Imbalance in Property Taxes Nothing to Be Proud Of

Steve Nelson1I recently had the opportunity to travel across Nebraska to visit with Farm Bureau members to talk about our efforts to secure property tax relief during the 2015 Legislative session. It was the first of what I hope will be several trips to connect with members on taxes and other key issues.

This particular trip started in Hastings and went west to Sidney. Along the way, I stopped to do several radio, television and newspaper interviews to explain why property taxes are such a point of concern for farm and ranch families and to outline what we believe are possible solutions to relieve a growing property tax problem.

It was a great experience, but a very real reminder that we have a lot of work to do in communicating the need for property tax relief, whether that be to members of the media or to our elected officials who will ultimately vote on key tax relief initiatives.

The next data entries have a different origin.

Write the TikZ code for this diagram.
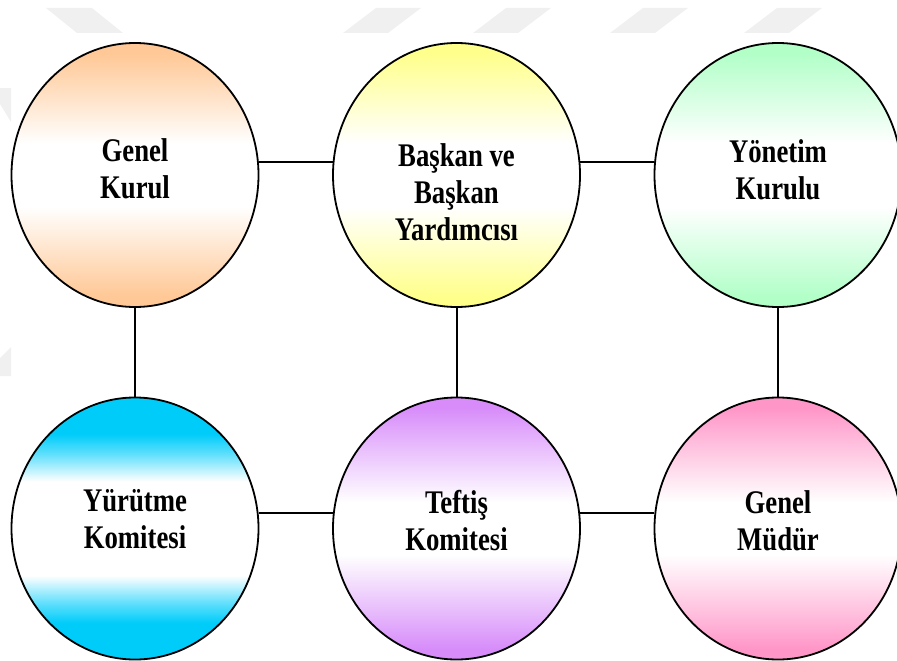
\documentclass[tikz,border=0pt]{standalone}
\usepackage{fontspec}
\newfontfamily\lblfont{Liberation Serif}[FakeStretch=0.81]
\usetikzlibrary{shapes.geometric}
\definecolor{cOrange}{RGB}{255,200,150}
\definecolor{cYellow}{RGB}{255,255,140}
\definecolor{cGreen}{RGB}{178,255,200}
\definecolor{cCyan}{RGB}{0,204,250}
\definecolor{cPurple}{RGB}{215,140,250}
\definecolor{cPink}{RGB}{255,150,200}
\colorlet{mOrange}{cOrange!60!white}
\colorlet{mYellow}{cYellow!60!white}
\colorlet{mGreen}{cGreen!60!white}
\colorlet{mCyan}{cCyan!60!white}
\colorlet{mPurple}{cPurple!60!white}
\colorlet{mPink}{cPink!60!white}
\definecolor{wmgrey}{RGB}{240,240,240}
\pgfdeclareverticalshading{shO}{100bp}{color(0bp)=(cOrange); color(27bp)=(cOrange); color(34bp)=(mOrange); color(44bp)=(white); color(56bp)=(white); color(66bp)=(mOrange); color(73bp)=(cOrange); color(100bp)=(cOrange)}
\pgfdeclareverticalshading{shY}{100bp}{color(0bp)=(cYellow); color(27bp)=(cYellow); color(34bp)=(mYellow); color(44bp)=(white); color(56bp)=(white); color(66bp)=(mYellow); color(73bp)=(cYellow); color(100bp)=(cYellow)}
\pgfdeclareverticalshading{shG}{100bp}{color(0bp)=(cGreen); color(27bp)=(cGreen); color(34bp)=(mGreen); color(44bp)=(white); color(56bp)=(white); color(66bp)=(mGreen); color(73bp)=(cGreen); color(100bp)=(cGreen)}
\pgfdeclareverticalshading{shC}{100bp}{color(0bp)=(cCyan); color(32bp)=(cCyan); color(36bp)=(mCyan); color(41bp)=(white); color(59bp)=(white); color(64bp)=(mCyan); color(68bp)=(cCyan); color(100bp)=(cCyan)}
\pgfdeclareverticalshading{shP}{100bp}{color(0bp)=(cPurple); color(27bp)=(cPurple); color(34bp)=(mPurple); color(45bp)=(white); color(55bp)=(white); color(66bp)=(mPurple); color(73bp)=(cPurple); color(100bp)=(cPurple)}
\pgfdeclareverticalshading{shK}{100bp}{color(0bp)=(cPink); color(27bp)=(cPink); color(34bp)=(mPink); color(45bp)=(white); color(55bp)=(white); color(66bp)=(mPink); color(73bp)=(cPink); color(100bp)=(cPink)}
\begin{document}
\begin{tikzpicture}[x=1pt,y=-1pt,
  egg/.style={ellipse, draw=black, line width=1.8pt, minimum width=247pt, minimum height=264pt, inner sep=0pt},
  lbl/.style={font=\lblfont\bfseries\fontsize{33}{37}\selectfont, align=center, anchor=north, inner sep=0pt, text=black},
  link/.style={draw=black, line width=2pt},
  wm/.style={fill=wmgrey, draw=none}]
\useasboundingbox (0,0) rectangle (897,661);
% watermark
\fill[wm] (46,8) -- (92,8) -- (123,33) -- (77,33) -- cycle;
\fill[wm] (343,33) -- (376,8) -- (421,8) -- (388,33) -- cycle;
\fill[wm] (473,33) -- (506,8) -- (551,8) -- (518,33) -- cycle;
\fill[wm] (610,33) -- (643,8) -- (688,8) -- (655,33) -- cycle;
\fill[wm] (744,33) -- (777,8) -- (822,8) -- (789,33) -- cycle;
\fill[wm] (0,88) -- (11,88) -- (11,122) -- (0,104) -- cycle;
\fill[wm] (0,358) -- (11,347) -- (11,376) -- (0,376) -- cycle;
% ellipses
\node[egg, shading=shO] (gk) at (135,175) {};
\node[egg, shading=shY] (bk) at (456.5,175) {};
\node[egg, shading=shG] (yk) at (778,175) {};
\node[egg, shading=shC, minimum height=262pt] (yr) at (135,528.5) {};
\node[egg, shading=shP, minimum height=262pt] (tk) at (456.5,528.5) {};
\node[egg, shading=shK, minimum height=262pt] (gm) at (778,528.5) {};
% connectors
\draw[link] (gk.6) -- (bk.174);
\draw[link] (bk.6) -- (yk.174);
\draw[link] (yr.7) -- (tk.173);
\draw[link] (tk.7) -- (gm.173);
\draw[link] (gk.south) -- (yr.north);
\draw[link] (bk.south) -- (tk.north);
\draw[link] (yk.south) -- (gm.north);
% labels
\node[lbl] (tgk) at (135,138) {Genel\\Kurul};
\node[lbl] (tbk) at (456.5,143) {Başkan ve\\Başkan\\Yardımcısı};
\node[lbl] (tyk) at (778,139) {Yönetim\\Kurulu};
\node[lbl] (tyr) at (135,489) {Yürütme\\Komitesi};
\node[lbl] (ttk) at (456.5,490) {Teftiş\\Komitesi};
\node[lbl] (tgm) at (778,490) {Genel\\Müdür};
\end{tikzpicture}
\end{document}
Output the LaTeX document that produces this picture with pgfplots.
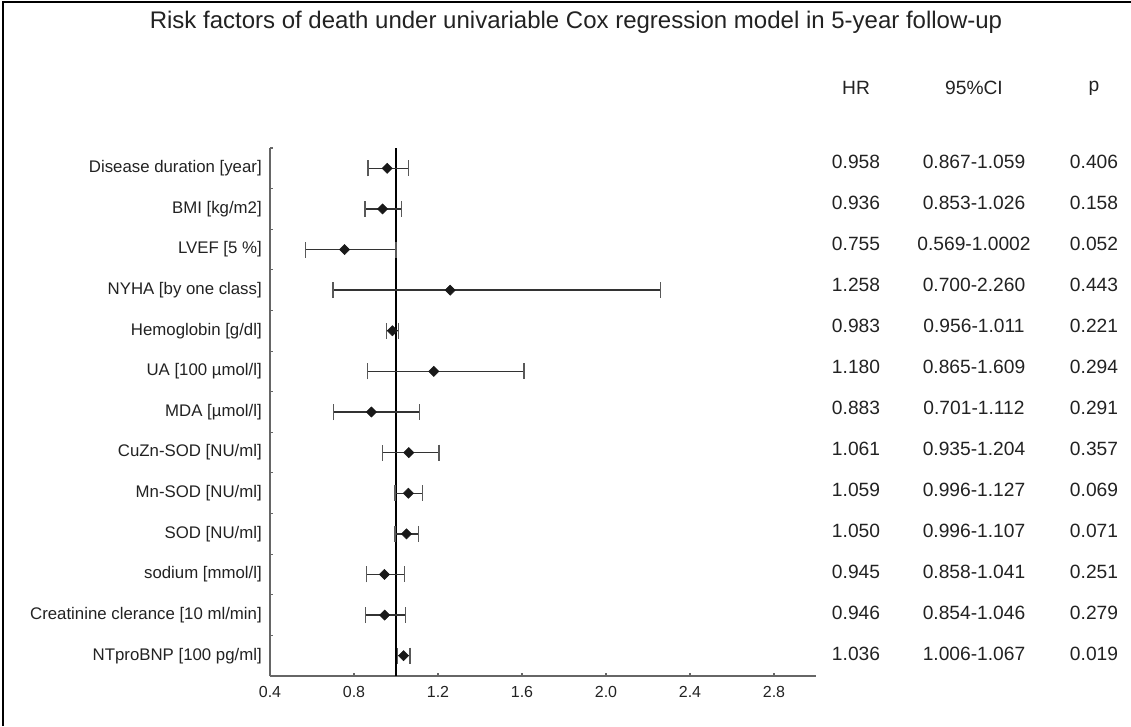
\documentclass[border=0pt]{standalone}
\usepackage{pgfplots}
\pgfplotsset{compat=1.18}
\usepackage{fontspec}
\setmainfont{Liberation Sans}
\definecolor{txt}{HTML}{222222}
\definecolor{ax}{HTML}{666666}
\begin{document}
\begin{tikzpicture}[x=0.75pt,y=0.75pt]
\useasboundingbox (0,0) rectangle (1131,726);
\draw[line width=1.6pt,black] (3,0) -- (3,724) -- (1131,724);
% title and headers
\node[txt,font=\fontsize{18}{20}\selectfont] at (576,704) {Risk factors of death under univariable Cox regression model in 5-year follow-up};
\begin{scope}[every node/.style={txt,font=\fontsize{14.4}{16}\selectfont}]
\node at (856,638) {HR};
\node at (974,638) {95\%CI};
\node at (1094,638) {p};
\end{scope}
\begin{axis}[
  at={(202.5pt,37.5pt)}, anchor=south west, scale only axis,
  width=409.5pt, height=396pt,
  xmin=0.4, xmax=3.0, ymin=0.5, ymax=13.5,
  axis x line=bottom, axis y line=left,
  axis line style={draw=ax, line width=1.1pt, -},
  tick align=inside, major tick length=2.5pt,
  tick style={draw=ax, line width=0.8pt},
  xtick={0.4,0.8,1.2,1.6,2.0,2.4,2.8},
  xticklabels={0.4,0.8,1.2,1.6,2.0,2.4,2.8},
  xticklabel style={txt, font=\fontsize{12}{14}\selectfont, yshift=-4pt},
  ytick={0.5,1.5,...,13.5}, yticklabels={},
  extra y ticks={1,2,3,4,5,6,7,8,9,10,11,12,13},
  extra y tick labels={NTproBNP [100 pg/ml],Creatinine clerance [10 ml/min],sodium [mmol/l],SOD [NU/ml],Mn-SOD [NU/ml],CuZn-SOD [NU/ml],MDA [µmol/l],UA [100 µmol/l],Hemoglobin [g/dl],NYHA [by one class],LVEF [5 \%],BMI [kg/m2],Disease duration [year]},
  extra y tick style={major tick length=0pt, yticklabel style={txt, font=\fontsize{12.6}{14}\selectfont, anchor=east, inner sep=0pt, xshift=-6pt}},
  clip=false,
]
\addplot[black, line width=1.1pt] coordinates {(1,0.5) (1,13.5)};
\addplot[draw=none, mark=none,
  error bars/.cd, x dir=both, x explicit,
  error bar style={black!80, line width=1pt},
  error mark=|,
  error mark options={black!65, line width=1pt, mark size=6pt}]
  table[x=hr, y=row, x error plus expr=\thisrow{hi}-\thisrow{hr}, x error minus expr=\thisrow{hr}-\thisrow{lo}] {
row hr lo hi
13 0.958 0.867 1.059
12 0.936 0.853 1.026
11 0.755 0.569 1.0002
10 1.258 0.700 2.260
9 0.983 0.956 1.011
8 1.180 0.865 1.609
7 0.883 0.701 1.112
6 1.061 0.935 1.204
5 1.059 0.996 1.127
4 1.050 0.996 1.107
3 0.945 0.858 1.041
2 0.946 0.854 1.046
1 1.036 1.006 1.067
};
\addplot[only marks, mark=square*, mark size=2.7pt, mark options={rotate=45, fill=black!90, draw=black!90}]
  table[x=hr, y=row] {
row hr
13 0.958
12 0.936
11 0.755
10 1.258
9 0.983
8 1.180
7 0.883
6 1.061
5 1.059
4 1.050
3 0.945
2 0.946
1 1.036
};
\end{axis}
\begin{scope}[every node/.style={txt,font=\fontsize{14.4}{16}\selectfont}]
\foreach \i/\a/\b/\c in {0/0.958/0.867-1.059/0.406, 1/0.936/0.853-1.026/0.158, 2/0.755/0.569-1.0002/0.052, 3/1.258/0.700-2.260/0.443, 4/0.983/0.956-1.011/0.221, 5/1.180/0.865-1.609/0.294, 6/0.883/0.701-1.112/0.291, 7/1.061/0.935-1.204/0.357, 8/1.059/0.996-1.127/0.069, 9/1.050/0.996-1.107/0.071, 10/0.945/0.858-1.041/0.251, 11/0.946/0.854-1.046/0.279, 12/1.036/1.006-1.067/0.019}{
  \pgfmathsetmacro{\yy}{726-162-41*\i}
  \node at (856,\yy) {\a};
  \node at (974,\yy) {\b};
  \node at (1094,\yy) {\c};
}
\end{scope}
\end{tikzpicture}
\end{document}
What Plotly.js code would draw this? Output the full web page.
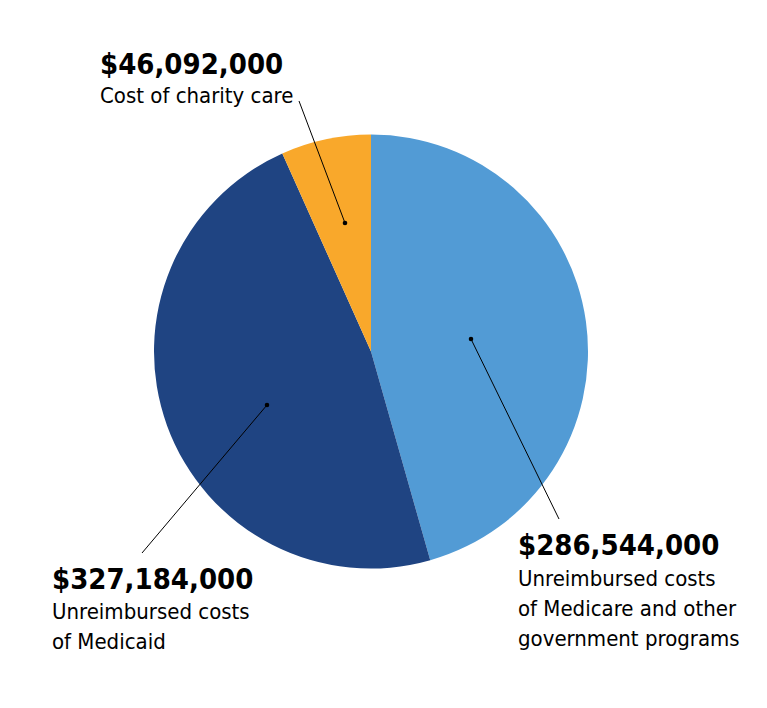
<!DOCTYPE html>
<html>
<head>
<meta charset="utf-8">
<script src="https://cdn.plot.ly/plotly-3.0.1.min.js"></script>
<style>html,body{margin:0;padding:0;background:#fff;}#chart{width:767px;height:708px;}</style>
</head>
<body>
<div id="chart"></div>
<script>
const categories = ["Unreimbursed costs of Medicare and other government programs", "Unreimbursed costs of Medicaid", "Cost of charity care"];
// dollar amounts printed on the chart
const amounts = [286544000, 327184000, 46092000];
// slice shares (%) as drawn in the reference picture
const sliceShares = [45.6, 47.7, 6.7];
const colors = ["#529BD5", "#1F4482", "#F9A82B"];
const descLines = [
  ["Unreimbursed costs", "of Medicare and other", "government programs"],
  ["Unreimbursed costs", "of Medicaid"],
  ["Cost of charity care"]
];

const W = 767, H = 708;
const FONT = "'DejaVu Sans Condensed', 'Liberation Sans Narrow', 'Arial Narrow', sans-serif";
const px = x => x / W;
const py = y => 1 - y / H;

const blocks = [
  {x: 516, numY: 545, firstY: 578, step: 30, dot: [471, 339], end: [559, 519]},
  {x: 50,  numY: 579, firstY: 611, step: 30, dot: [267, 405], end: [142, 553]},
  {x: 98,  numY: 64,  firstY: 96,  step: 30, dot: [345, 223], end: [299, 101]}
];

const annotations = [];
const shapes = [];
amounts.forEach((v, i) => {
  const b = blocks[i];
  annotations.push({
    xref: 'paper', yref: 'paper', x: px(b.x), y: py(b.numY),
    xanchor: 'left', yanchor: 'middle', showarrow: false,
    text: '<b>$' + v.toLocaleString('en-US') + '</b>',
    font: {family: FONT, size: 29, color: '#000'}
  });
  descLines[i].forEach((t, j) => {
    annotations.push({
      xref: 'paper', yref: 'paper', x: px(b.x), y: py(b.firstY + j * b.step),
      xanchor: 'left', yanchor: 'middle', showarrow: false,
      text: t,
      font: {family: FONT, size: 22, color: '#000'}
    });
  });
  shapes.push({type: 'line', xref: 'paper', yref: 'paper',
    x0: px(b.dot[0]), y0: py(b.dot[1]), x1: px(b.end[0]), y1: py(b.end[1]),
    line: {color: '#000', width: 1}});
  const r = 2.3;
  shapes.push({type: 'circle', xref: 'paper', yref: 'paper',
    x0: px(b.dot[0] - r), x1: px(b.dot[0] + r), y0: py(b.dot[1] + r), y1: py(b.dot[1] - r),
    fillcolor: '#000', line: {width: 0}});
});

const cx = 371, cy = 351.5, R = 217;
const trace = {
  type: 'pie',
  labels: categories,
  values: sliceShares,
  customdata: amounts,
  marker: {colors: colors, line: {width: 0}},
  sort: false,
  direction: 'clockwise',
  rotation: 0,
  textinfo: 'none',
  hovertemplate: '%{label}: $%{customdata:,}<extra></extra>',
  domain: {x: [px(cx - R), px(cx + R)], y: [py(cy + R), py(cy - R)]}
};

Plotly.newPlot('chart', [trace], {
  width: W, height: H,
  margin: {l: 0, r: 0, t: 0, b: 0},
  paper_bgcolor: '#fff',
  showlegend: false,
  annotations: annotations,
  shapes: shapes
}, {displayModeBar: false, staticPlot: true});
</script>
</body>
</html>
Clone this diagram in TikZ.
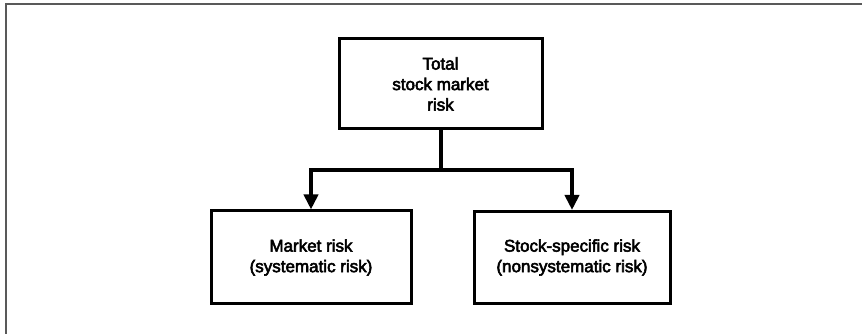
\documentclass[tikz,border=0pt]{standalone}
\usepackage{fontspec}
\setmainfont{Liberation Sans}
\newfontfamily\riskfont{Liberation Sans}[FakeBold=3.2]
\usepackage{xcolor}
\usepackage{tikz}
\usetikzlibrary{arrows.meta}

\begin{document}
\begin{tikzpicture}[x=1pt, y=1pt, line width=3pt,
    riskbox/.style={draw, align=center, inner sep=0pt,
        font=\riskfont\fontsize{17}{20.5}\selectfont},
    link/.style={line width=4pt},
    tip/.style={link, -{Triangle[length=15pt, width=14pt]}}]
    \useasboundingbox (0,0) rectangle (862,334);
    % page frame
    \draw[black!65, line width=1.2pt] (6,0) -- (6,330) -- (862,330);
    % the three boxes
    \node[riskbox, minimum width=203pt, minimum height=90pt] (total) at (440.5,250) {Total\\stock market\\risk};
    \node[riskbox, minimum width=200pt, minimum height=93pt] (market) at (311,76.5) {Market risk\\(systematic risk)};
    \node[riskbox, minimum width=196pt, minimum height=92pt] (specific) at (572,76.5) {Stock-specific risk\\(nonsystematic risk)};
    % split into the two parts
    \draw[link] (total.south) -- ++(0,-40) coordinate (split);
    \draw[tip] (split) -| (market.north);
    \draw[tip] (split) -| (specific.north);
\end{tikzpicture}
\end{document}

In making our case, I often point out that while property taxes are too high in general, they are particularly challenging for farmers and ranchers because of the nature of our business. Land is basic to farming or ranching. No occupation requires as much land as agriculture does. I talk about the fact that taxes on agriculture land have increased 162 percent since 2004, while residential and commercial land taxes during the same time have experienced considerably smaller increases.

I also point out that while farmers and ranchers represent less than three percent of our state’s population, we are now paying nearly one-third of the total property taxes collected statewide. A fact that clearly illustrates our statewide property tax burden is completely out of balance.

I’ve actually had some people (not farmers or ranchers) indicate to me that they don’t see a problem with so few people paying such a large portion of the property tax. I don’t understand that line of thinking and I’m not sure why any Nebraskans should be proud of a tax system that places the responsibility for the majority of funding for local government and schools on the backs of a small group of people. I guess the idea of equity in the state’s tax system wasn’t something these individuals cared about.

Having said that, it points out that we in agriculture have much work to do in explaining why property taxes are of such great concern. Nebraska Farm Bureau will continue to lead the way to find solutions that provide equity in our property tax system and tax relief to farm and ranch families.